Retype verbatim only the lines below, starting at the one that contains "Write a web" and ending at the one that contains "suspectNotIdentified, transferred, otherOutcomes];". Pictures are excluded from the copy.

■ Given information ■
^^^^^^^^
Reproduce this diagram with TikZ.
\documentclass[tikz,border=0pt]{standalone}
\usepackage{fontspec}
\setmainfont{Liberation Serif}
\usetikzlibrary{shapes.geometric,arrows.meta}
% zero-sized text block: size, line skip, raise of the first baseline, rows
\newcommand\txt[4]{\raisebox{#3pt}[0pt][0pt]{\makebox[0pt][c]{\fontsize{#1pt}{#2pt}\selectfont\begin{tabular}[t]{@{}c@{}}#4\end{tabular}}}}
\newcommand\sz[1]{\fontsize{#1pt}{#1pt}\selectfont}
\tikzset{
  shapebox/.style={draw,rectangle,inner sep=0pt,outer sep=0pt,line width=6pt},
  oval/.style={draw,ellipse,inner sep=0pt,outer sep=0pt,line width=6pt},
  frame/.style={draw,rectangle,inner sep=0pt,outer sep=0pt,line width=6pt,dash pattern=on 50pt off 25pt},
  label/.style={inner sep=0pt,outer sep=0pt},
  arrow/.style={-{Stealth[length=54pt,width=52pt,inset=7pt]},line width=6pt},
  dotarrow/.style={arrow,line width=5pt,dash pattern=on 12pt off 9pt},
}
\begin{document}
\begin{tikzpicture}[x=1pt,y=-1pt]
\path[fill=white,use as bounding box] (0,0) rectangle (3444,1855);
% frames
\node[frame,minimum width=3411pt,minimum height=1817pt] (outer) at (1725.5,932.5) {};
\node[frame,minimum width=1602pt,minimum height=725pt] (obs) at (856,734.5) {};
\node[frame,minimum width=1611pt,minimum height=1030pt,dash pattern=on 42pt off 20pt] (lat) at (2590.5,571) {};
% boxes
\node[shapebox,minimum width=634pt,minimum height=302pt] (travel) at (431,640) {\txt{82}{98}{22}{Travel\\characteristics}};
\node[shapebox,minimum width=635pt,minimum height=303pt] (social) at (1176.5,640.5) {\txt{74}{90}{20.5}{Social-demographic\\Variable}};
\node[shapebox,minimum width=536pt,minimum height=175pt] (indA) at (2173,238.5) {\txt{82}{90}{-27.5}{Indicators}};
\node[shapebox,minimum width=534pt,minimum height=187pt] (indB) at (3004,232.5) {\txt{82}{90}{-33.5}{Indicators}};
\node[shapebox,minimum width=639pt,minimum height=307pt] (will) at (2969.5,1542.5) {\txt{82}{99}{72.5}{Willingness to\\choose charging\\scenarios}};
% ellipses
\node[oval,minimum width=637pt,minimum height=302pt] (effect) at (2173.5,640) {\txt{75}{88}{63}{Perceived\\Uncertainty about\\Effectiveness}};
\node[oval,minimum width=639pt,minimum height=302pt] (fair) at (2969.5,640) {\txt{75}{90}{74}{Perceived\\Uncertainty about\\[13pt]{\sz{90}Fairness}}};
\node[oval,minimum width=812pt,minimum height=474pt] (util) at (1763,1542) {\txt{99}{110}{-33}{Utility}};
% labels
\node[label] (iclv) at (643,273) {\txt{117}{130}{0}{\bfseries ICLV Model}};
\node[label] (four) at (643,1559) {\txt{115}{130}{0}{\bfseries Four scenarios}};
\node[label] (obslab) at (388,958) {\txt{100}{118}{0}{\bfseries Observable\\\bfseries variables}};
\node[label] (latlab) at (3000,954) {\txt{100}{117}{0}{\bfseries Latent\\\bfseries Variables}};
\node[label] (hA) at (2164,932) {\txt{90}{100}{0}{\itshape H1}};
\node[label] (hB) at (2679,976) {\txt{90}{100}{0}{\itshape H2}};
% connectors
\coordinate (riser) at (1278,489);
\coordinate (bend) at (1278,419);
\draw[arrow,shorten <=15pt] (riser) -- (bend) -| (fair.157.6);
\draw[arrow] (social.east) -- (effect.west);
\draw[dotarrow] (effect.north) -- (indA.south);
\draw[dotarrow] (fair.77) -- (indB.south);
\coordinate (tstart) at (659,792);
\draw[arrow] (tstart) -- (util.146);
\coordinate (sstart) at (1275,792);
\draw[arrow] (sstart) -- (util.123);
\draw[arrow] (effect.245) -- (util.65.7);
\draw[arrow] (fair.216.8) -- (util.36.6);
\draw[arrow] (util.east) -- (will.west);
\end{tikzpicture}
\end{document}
^^^^^^^^
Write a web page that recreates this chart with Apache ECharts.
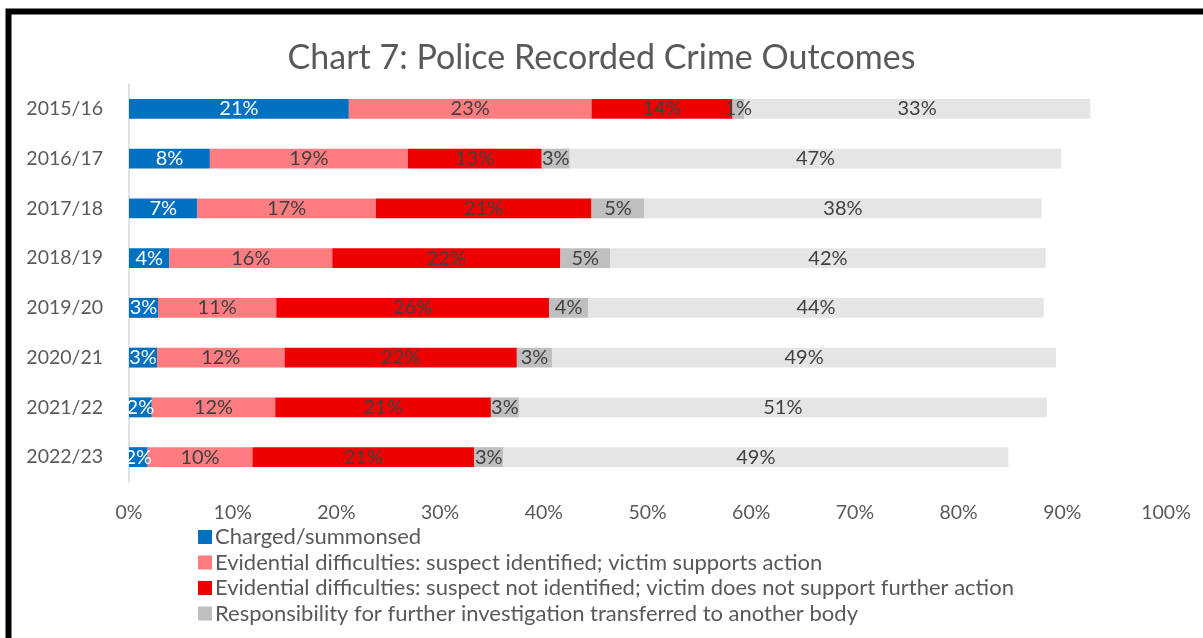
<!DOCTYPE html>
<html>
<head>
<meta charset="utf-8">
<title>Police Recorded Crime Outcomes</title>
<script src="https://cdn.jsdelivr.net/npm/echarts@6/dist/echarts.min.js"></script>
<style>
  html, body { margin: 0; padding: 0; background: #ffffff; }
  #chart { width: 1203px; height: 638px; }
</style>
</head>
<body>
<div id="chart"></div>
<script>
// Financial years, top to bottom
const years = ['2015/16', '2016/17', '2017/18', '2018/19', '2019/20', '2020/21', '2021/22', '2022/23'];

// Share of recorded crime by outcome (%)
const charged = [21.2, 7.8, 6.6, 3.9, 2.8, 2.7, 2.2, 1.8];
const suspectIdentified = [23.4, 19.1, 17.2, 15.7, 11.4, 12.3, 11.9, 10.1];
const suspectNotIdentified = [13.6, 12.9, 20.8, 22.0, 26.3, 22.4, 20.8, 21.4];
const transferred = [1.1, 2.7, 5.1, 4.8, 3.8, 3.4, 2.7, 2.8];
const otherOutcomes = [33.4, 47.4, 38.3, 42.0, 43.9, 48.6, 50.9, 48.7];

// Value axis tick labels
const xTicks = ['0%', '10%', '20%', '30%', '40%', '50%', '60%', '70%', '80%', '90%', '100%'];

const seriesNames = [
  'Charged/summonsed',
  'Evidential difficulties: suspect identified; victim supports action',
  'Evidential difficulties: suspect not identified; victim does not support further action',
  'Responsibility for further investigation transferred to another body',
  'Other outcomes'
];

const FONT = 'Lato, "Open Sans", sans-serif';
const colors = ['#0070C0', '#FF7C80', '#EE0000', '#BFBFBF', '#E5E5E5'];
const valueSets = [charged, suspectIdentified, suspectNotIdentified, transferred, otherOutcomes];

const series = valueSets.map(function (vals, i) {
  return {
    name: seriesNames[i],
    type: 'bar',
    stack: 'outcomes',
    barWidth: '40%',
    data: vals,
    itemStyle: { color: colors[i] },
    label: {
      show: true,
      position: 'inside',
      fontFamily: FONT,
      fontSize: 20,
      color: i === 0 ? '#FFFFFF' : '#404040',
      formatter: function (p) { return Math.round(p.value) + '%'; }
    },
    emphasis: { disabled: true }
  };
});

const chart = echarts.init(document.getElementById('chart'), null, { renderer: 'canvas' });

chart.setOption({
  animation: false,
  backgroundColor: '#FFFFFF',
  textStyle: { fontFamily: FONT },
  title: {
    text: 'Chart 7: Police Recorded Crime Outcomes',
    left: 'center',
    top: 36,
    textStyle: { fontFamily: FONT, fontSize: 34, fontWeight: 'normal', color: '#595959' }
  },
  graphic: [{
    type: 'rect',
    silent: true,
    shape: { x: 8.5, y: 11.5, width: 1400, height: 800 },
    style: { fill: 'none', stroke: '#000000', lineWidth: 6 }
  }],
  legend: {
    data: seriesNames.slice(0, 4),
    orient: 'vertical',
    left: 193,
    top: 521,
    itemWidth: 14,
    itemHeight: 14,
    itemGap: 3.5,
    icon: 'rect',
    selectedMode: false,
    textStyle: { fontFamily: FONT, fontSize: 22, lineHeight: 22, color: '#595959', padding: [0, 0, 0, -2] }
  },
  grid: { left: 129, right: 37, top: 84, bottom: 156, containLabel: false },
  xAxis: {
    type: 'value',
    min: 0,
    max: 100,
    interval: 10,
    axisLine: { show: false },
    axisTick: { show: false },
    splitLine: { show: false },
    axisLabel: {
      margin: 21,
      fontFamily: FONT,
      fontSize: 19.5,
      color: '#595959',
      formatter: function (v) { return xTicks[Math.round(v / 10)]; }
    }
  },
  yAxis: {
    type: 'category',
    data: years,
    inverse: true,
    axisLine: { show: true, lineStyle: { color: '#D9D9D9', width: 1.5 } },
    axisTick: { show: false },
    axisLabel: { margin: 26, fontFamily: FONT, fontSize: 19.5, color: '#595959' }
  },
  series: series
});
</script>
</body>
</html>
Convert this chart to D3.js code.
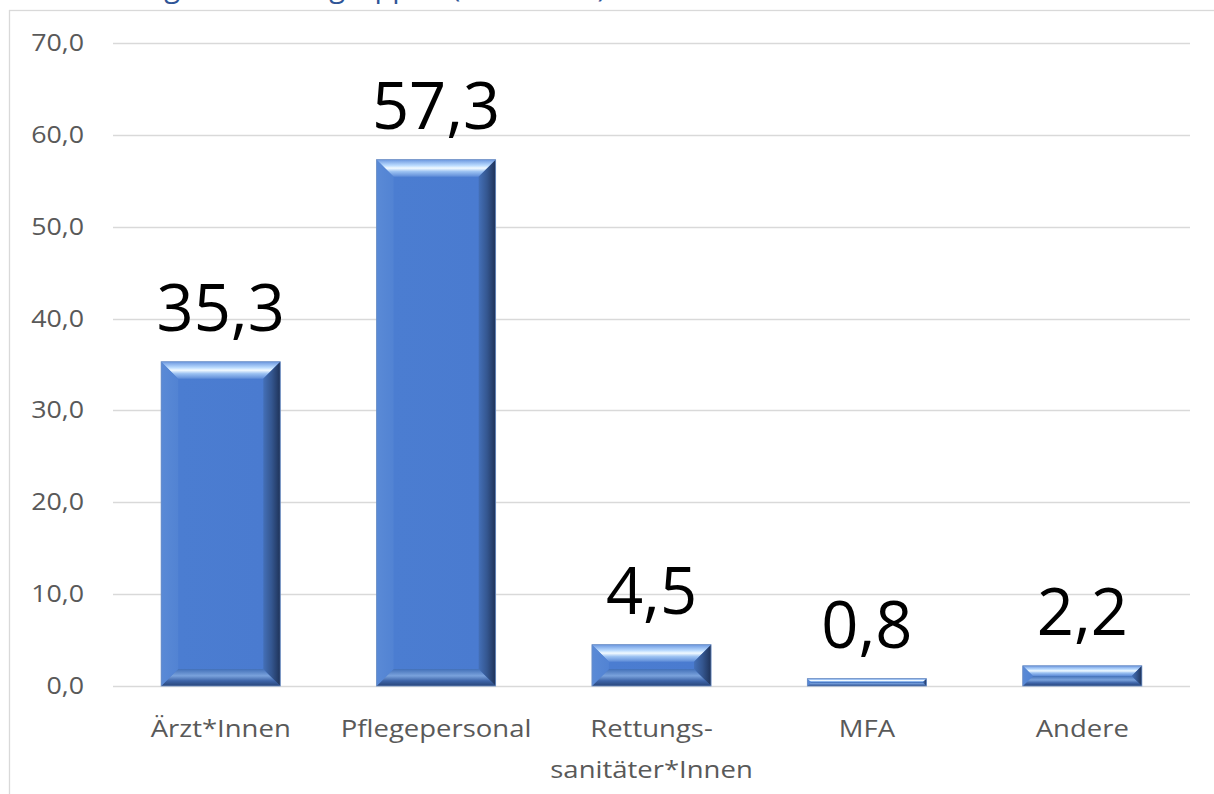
^^^^^^^^
■ Correct output ■
Write a web page that recreates this chart with Apache ECharts.
<!DOCTYPE html>
<html>
<head>
<meta charset="utf-8">
<title>Police Recorded Crime Outcomes</title>
<script src="https://cdn.jsdelivr.net/npm/echarts@6/dist/echarts.min.js"></script>
<style>
  html, body { margin: 0; padding: 0; background: #ffffff; }
  #chart { width: 1203px; height: 638px; }
</style>
</head>
<body>
<div id="chart"></div>
<script>
// Financial years, top to bottom
const years = ['2015/16', '2016/17', '2017/18', '2018/19', '2019/20', '2020/21', '2021/22', '2022/23'];

// Share of recorded crime by outcome (%)
const charged = [21.2, 7.8, 6.6, 3.9, 2.8, 2.7, 2.2, 1.8];
const suspectIdentified = [23.4, 19.1, 17.2, 15.7, 11.4, 12.3, 11.9, 10.1];
const suspectNotIdentified = [13.6, 12.9, 20.8, 22.0, 26.3, 22.4, 20.8, 21.4];
const transferred = [1.1, 2.7, 5.1, 4.8, 3.8, 3.4, 2.7, 2.8];
const otherOutcomes = [33.4, 47.4, 38.3, 42.0, 43.9, 48.6, 50.9, 48.7];

// Value axis tick labels
const xTicks = ['0%', '10%', '20%', '30%', '40%', '50%', '60%', '70%', '80%', '90%', '100%'];

const seriesNames = [
  'Charged/summonsed',
  'Evidential difficulties: suspect identified; victim supports action',
  'Evidential difficulties: suspect not identified; victim does not support further action',
  'Responsibility for further investigation transferred to another body',
  'Other outcomes'
];

const FONT = 'Lato, "Open Sans", sans-serif';
const colors = ['#0070C0', '#FF7C80', '#EE0000', '#BFBFBF', '#E5E5E5'];
const valueSets = [charged, suspectIdentified, suspectNotIdentified, transferred, otherOutcomes];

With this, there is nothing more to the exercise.